The Theory of Multiple Intelligence (MI)
In 1983, Howard Gardner proposed a new theory and definition of intelligence, which has become known as the theory of multiple intelligence. This theory is cited because it tries to address some of the fundamental issues associated with the nature of intelligence:
Is intelligence a single faculty or multiple, independent faculties?
Certainly, what neuroscience is beginning to learn about the structure of the physical brain, in conjunction with its evolutionary staged development, might well turn out to support aspects of MI theory, but such conclusions still need further research. However, the MI theory gives us a starting point for discussion.
Outline of the Theory
To qualify as an `intelligence faculty`, a series of criteria were established, drawn from the biological sciences, logical analysis, developmental psychology, experimental psychology and psychometric:
- Isolation by brain damage
This means that a faculty can be isolated from another. This criterion comes from work in neuropsychology in which stroke patients retain an intelligence faculty despite damage to other cognitive abilities, such as speech.
- A place in evolutionary history
An intelligence faculty has to have played a role in our evolutionary survival. For example, early humans had to be able to navigate their environment using a spatial ability. Therefore, the environment created a selection criteria for this ability.
- The presence of core operations
As an example, linguistic intelligence consists of core operations, such as recognition and discrimination of phonemes, command of syntax and acquisition of word meanings. Whereas, in musical intelligence, the core operations are pitch, rhythm, timbre, and harmony.
- The susceptibility to encoding
These encoding systems are developed as a function of an intelligence faculty, e.g. written and spoken language, mathematical systems, logical equations, maps, charts and drawings etc.
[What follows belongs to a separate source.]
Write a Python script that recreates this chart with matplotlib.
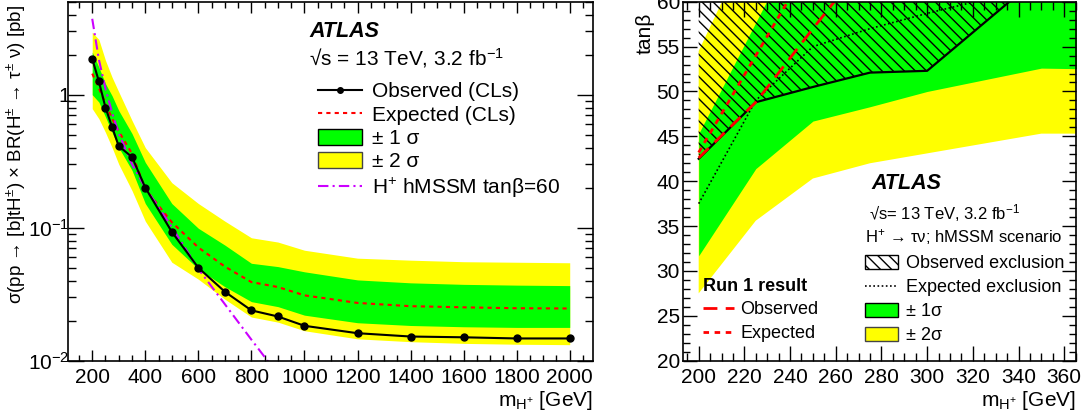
import matplotlib
matplotlib.use("Agg")
import matplotlib.pyplot as plt
from matplotlib.lines import Line2D
from matplotlib.patches import Patch
from matplotlib.ticker import MultipleLocator, FixedLocator, FixedFormatter, LogLocator, NullFormatter

plt.rcParams["font.family"] = ["Liberation Sans", "DejaVu Sans"]
plt.rcParams["mathtext.fontset"] = "custom"
plt.rcParams["mathtext.rm"] = "Liberation Sans"
plt.rcParams["mathtext.it"] = "Liberation Sans:italic"
plt.rcParams["mathtext.bf"] = "Liberation Sans:bold"
plt.rcParams["hatch.linewidth"] = 1.0

GREEN = "#00ff00"
YELLOW = "#ffff00"

# --- cross-section x BR upper limits [pb] vs charged Higgs mass [GeV] ---
mass = [200, 225, 250, 275, 300, 350, 400, 500, 600, 700, 800, 900, 1000, 1200, 1400, 1600, 1800, 2000]
obs_xsec = [1.86, 1.26, 0.80, 0.57, 0.41, 0.34, 0.20, 0.093, 0.050, 0.033, 0.0239, 0.0215, 0.0183,
            0.0161, 0.0152, 0.0150, 0.0147, 0.0147]
exp_xsec = [1.44, 1.12, 0.86, 0.66, 0.53, 0.36, 0.195, 0.110, 0.071, 0.051, 0.039, 0.0358, 0.031,
            0.0272, 0.0257, 0.0252, 0.0248, 0.0247]
exp_plus1 = [2.09, 1.61, 1.21, 0.98, 0.76, 0.51, 0.31, 0.152, 0.099, 0.074, 0.054, 0.051, 0.0466,
             0.0405, 0.0385, 0.0375, 0.037, 0.0367]
exp_minus1 = [1.00, 0.88, 0.68, 0.52, 0.40, 0.27, 0.152, 0.075, 0.049, 0.036, 0.0278, 0.0255, 0.0220,
              0.0193, 0.0184, 0.0180, 0.0178, 0.0178]
exp_plus2 = [2.95, 2.60, 1.81, 1.35, 1.05, 0.64, 0.40, 0.218, 0.152, 0.112, 0.084, 0.078, 0.0677,
             0.059, 0.057, 0.0555, 0.055, 0.0545]
exp_minus2 = [0.785, 0.66, 0.52, 0.40, 0.30, 0.19, 0.112, 0.055, 0.0410, 0.029, 0.0213, 0.0195, 0.0168,
              0.0146, 0.0139, 0.0135, 0.0133, 0.0132]

# hMSSM prediction at tan(beta) = 60
hmssm_mass = [200, 225, 250, 275, 300, 350, 400, 500, 600, 700, 800, 900]
hmssm_xsec = [3.72, 1.84, 1.11, 0.73, 0.51, 0.30, 0.20, 0.101, 0.049, 0.0266, 0.0144, 0.0079]

# --- tan(beta) exclusion in the hMSSM ---
mass_tb = [200, 225, 250, 275, 300, 350, 400]
obs_tb = [42.5, 48.8, 50.5, 52.1, 52.3, 63.0, 70.0]
exp_tb = [37.5, 49.0, 55.0, 57.0, 58.7, 61.8, 64.0]
exp_tb_plus1 = [45.3, 57.7, 70.0, 72.0, 74.0, 76.0, 78.0]
exp_tb_minus1 = [31.7, 41.4, 46.7, 48.3, 50.0, 52.6, 52.4]
exp_tb_plus2 = [54.5, 68.0, 80.0, 82.0, 84.0, 86.0, 88.0]
exp_tb_minus2 = [27.5, 35.6, 40.3, 42.0, 43.1, 45.3, 45.3]

run1_mass = [200, 225, 250, 275]
run1_obs = [42.6, 48.8, 57.0, 65.0]
run1_exp_mass = [200, 225, 250]
run1_exp = [43.2, 54.0, 64.8]


def root_ticks(ax, major_len, minor_len, xmaj_len=None, xmin_len=None, ypad=2):
    ax.tick_params(which="both", direction="in", top=True, right=True, labelsize=15, width=1.0)
    ax.tick_params(axis="y", which="major", length=major_len, pad=ypad)
    ax.tick_params(axis="y", which="minor", length=minor_len)
    ax.tick_params(axis="x", which="major", length=xmaj_len or major_len, pad=5)
    ax.tick_params(axis="x", which="minor", length=xmin_len or minor_len)
    for s in ax.spines.values():
        s.set_linewidth(1.2)


fig = plt.figure(figsize=(10.85, 4.16), dpi=100)
ax1 = fig.add_axes([0.0630, 0.1329, 0.4836, 0.8630])
ax2 = fig.add_axes([0.6292, 0.1329, 0.3622, 0.8630])

# ---------------- left: cross-section limit ----------------
ax1.fill_between(mass, exp_minus2, exp_plus2, color=YELLOW, lw=0)
ax1.fill_between(mass, exp_minus1, exp_plus1, color=GREEN, lw=0)
ax1.plot(mass, exp_xsec, color="red", ls=(0, (2, 2)), lw=1.5)
ax1.plot(hmssm_mass, hmssm_xsec, color="#cc00ff", ls=(0, (5, 2, 1, 2)), lw=1.5)
ax1.plot(mass, obs_xsec, color="black", lw=1.5, marker="o", ms=5)

ax1.set_yscale("log")
ax1.set_xlim(110, 2088)
ax1.set_ylim(0.01, 5)
ax1.xaxis.set_major_locator(MultipleLocator(200))
ax1.xaxis.set_minor_locator(MultipleLocator(50))
ax1.yaxis.set_major_locator(FixedLocator([0.01, 0.1, 1]))
ax1.yaxis.set_major_formatter(FixedFormatter([r"$10^{-2}$", r"$10^{-1}$", "1"]))
ax1.yaxis.set_minor_locator(LogLocator(base=10, subs=range(2, 10)))
ax1.yaxis.set_minor_formatter(NullFormatter())
root_ticks(ax1, 11.5, 5.8, 8, 4, ypad=-1)

ax1.set_xlabel(r"m$_{\mathregular{H^{+}}}$ [GeV]", fontsize=15, loc="right", labelpad=2)
ax1.set_ylabel(r"σ(pp → [b]tH$^{\pm}$) × BR(H$^{\pm}$ → τ$^{\pm}$ ν) [pb]", fontsize=13.5, loc="top")
ax1.yaxis.set_label_coords(-0.077, 0.99)

ax1.text(0.459, 0.918, "ATLAS", transform=ax1.transAxes, fontsize=15.5,
         fontweight="bold", fontstyle="italic", va="center")
ax1.text(0.459, 0.843, r"√s = 13 TeV, 3.2 fb$^{-1}$", transform=ax1.transAxes, fontsize=15, va="center")

handles1 = [
    Line2D([], [], color="black", lw=1.5, marker="o", ms=4),
    Line2D([], [], color="red", ls=(0, (2, 2)), lw=1.5),
    Patch(facecolor=GREEN, edgecolor="black", lw=1.0),
    Patch(facecolor=YELLOW, edgecolor="#444444", lw=1.0),
    Line2D([], [], color="#cc00ff", ls=(0, (5, 2, 1, 2)), lw=1.5),
]
labels1 = ["Observed (CLs)", "Expected (CLs)", "± 1 σ", "± 2 σ", r"H$^{+}$ hMSSM tanβ=60"]
ax1.legend(handles1, labels1, loc="upper left", bbox_to_anchor=(318 / 1085, 1 - 82 / 416),
           bbox_transform=fig.transFigure, frameon=False, fontsize=15, handlelength=2.1,
           handleheight=0.8, handletextpad=0.5, labelspacing=0.2, borderpad=0, borderaxespad=0)

# ---------------- right: tan(beta) exclusion ----------------
ax2.fill_between(mass_tb, exp_tb_minus2, exp_tb_plus2, color=YELLOW, lw=0)
ax2.fill_between(mass_tb, exp_tb_minus1, exp_tb_plus1, color=GREEN, lw=0)
ax2.fill_between(mass_tb, obs_tb, [80] * len(mass_tb), facecolor="none", edgecolor="black",
                 hatch="\\\\\\", lw=0)
ax2.plot(mass_tb, exp_tb, color="black", ls=(0, (1, 1.5)), lw=1.2)
ax2.plot(mass_tb, obs_tb, color="black", lw=1.6)
ax2.plot(run1_mass, run1_obs, color="red", ls=(0, (5, 3)), lw=2)
ax2.plot(run1_exp_mass, run1_exp, color="red", ls=(0, (2, 2)), lw=2)

ax2.set_xlim(193, 365)
ax2.set_ylim(20, 60)
ax2.xaxis.set_major_locator(MultipleLocator(20))
ax2.xaxis.set_minor_locator(MultipleLocator(5))
ax2.yaxis.set_major_locator(MultipleLocator(5))
ax2.yaxis.set_minor_locator(MultipleLocator(1))
root_ticks(ax2, 10, 5, 11, 5.5)

ax2.set_xlabel(r"m$_{\mathregular{H^{+}}}$ [GeV]", fontsize=15, loc="right", labelpad=2)
ax2.set_ylabel("tanβ", fontsize=15, loc="top")
ax2.yaxis.set_label_coords(-0.072, 0.97)

ax2.text(0.481, 0.495, "ATLAS", transform=ax2.transAxes, fontsize=15.5,
         fontweight="bold", fontstyle="italic", va="center")
ax2.text(0.474, 0.410, r"√s= 13 TeV, 3.2 fb$^{-1}$", transform=ax2.transAxes, fontsize=12, va="center")
ax2.text(0.464, 0.345, r"H$^{+}$ → τν; hMSSM scenario", transform=ax2.transAxes, fontsize=12, va="center")

handles2 = [
    Patch(facecolor="white", edgecolor="black", hatch="\\\\\\", lw=1.0),
    Line2D([], [], color="black", ls=(0, (1, 1.5)), lw=1.2),
    Patch(facecolor=GREEN, edgecolor="black", lw=1.0),
    Patch(facecolor=YELLOW, edgecolor="#444444", lw=1.0),
]
labels2 = ["Observed exclusion", "Expected exclusion", "± 1σ", "± 2σ"]
ax2.legend(handles2, labels2, loc="upper left", bbox_to_anchor=(865 / 1085, 1 - 255 / 416),
           bbox_transform=fig.transFigure, frameon=False, fontsize=13, handlelength=1.85,
           handleheight=0.85, handletextpad=0.4, labelspacing=0.36, borderpad=0, borderaxespad=0)

leg_run1 = Line2D([], [], color="red", ls=(0, (5, 3)), lw=2)
leg_run1_exp = Line2D([], [], color="red", ls=(0, (2, 2)), lw=2)
run1_legend = fig.legend([leg_run1, leg_run1_exp], ["Observed", "Expected"], loc="upper left",
                         bbox_to_anchor=(703 / 1085, 1 - 278 / 416), frameon=False, fontsize=13,
                         title="Run 1 result", title_fontproperties={"weight": "bold", "size": 13},
                         alignment="left", handlelength=1.7, handletextpad=0.35, labelspacing=0.36,
                         borderpad=0, borderaxespad=0)

fig.savefig("out.png", dpi=100)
The existence of savants, prodigies and other exceptional people
The existence of these people allows researchers to observe the nature of a particular intelligence in contrast to other average or impaired abilities. One example of this type of highlighted intelligence is the autistic person who excels at numerical calculations or musical performance.
- Support from experimental psychology and psychometric
Observing subjects who are asked to carry out two activities simultaneously can help determine if those activities rely on the same mental capacities or different ones. For example, a person engaged in a crossword puzzle is unlikely to be able to carry on a conversation effectively, because both tasks demand the attention of linguistic intelligence, which creates interference. Whereas, when this conflict is absent, a person is able to walk and converse at the same time suggesting that two different and independent intelligence faculties are engaged.
From the preceding criteria, MI theory provides a rationale for seven intelligence faculties:
- Logical-mathematical intelligence is the ability
to detect patterns, think logically, reason deductively and carry
out mathematical operations.
- Linguistic intelligence involves the mastery of spoken and written language to express oneself or remember things.
These first two forms of intelligence are typical of the abilities that contribute to strong performance in traditional school environments and underpin high scores on most IQ measures or tests of achievement.
- Spatial intelligence involves the potential
for recognising and manipulating the patterns of both wide spaces
such as those negotiated by pilots or navigators, and confined spaces
such as those encountered by sculptors, architects or championship
- Musical intelligence consists of the capacity
to recognise and compose musical pitches, tones, rhythms, and patterns
and to use them for performance or composition.
- Bodily-Kinesthetic intelligence involves the use of parts of the body or the whole body to solve problems or create products. Athletes, dancers, surgeons and craftspeople are likely to have highly developed capacity in this area.
The last two intelligences are the personal intelligences:
- Interpersonal intelligence indicates a person's
ability to recognise the intentions, feelings and motivations of
others. People who possess and develop this quality are likely to
work well with others and may choose fields like sales, teaching,
counselling or politics in order to use them.
- Intrapersonal intelligence is described as the ability to understand oneself and use that information to regulate one's own life.
According to MI theory each of these intelligence faculties has a specific set of abilities that can be observed and measured.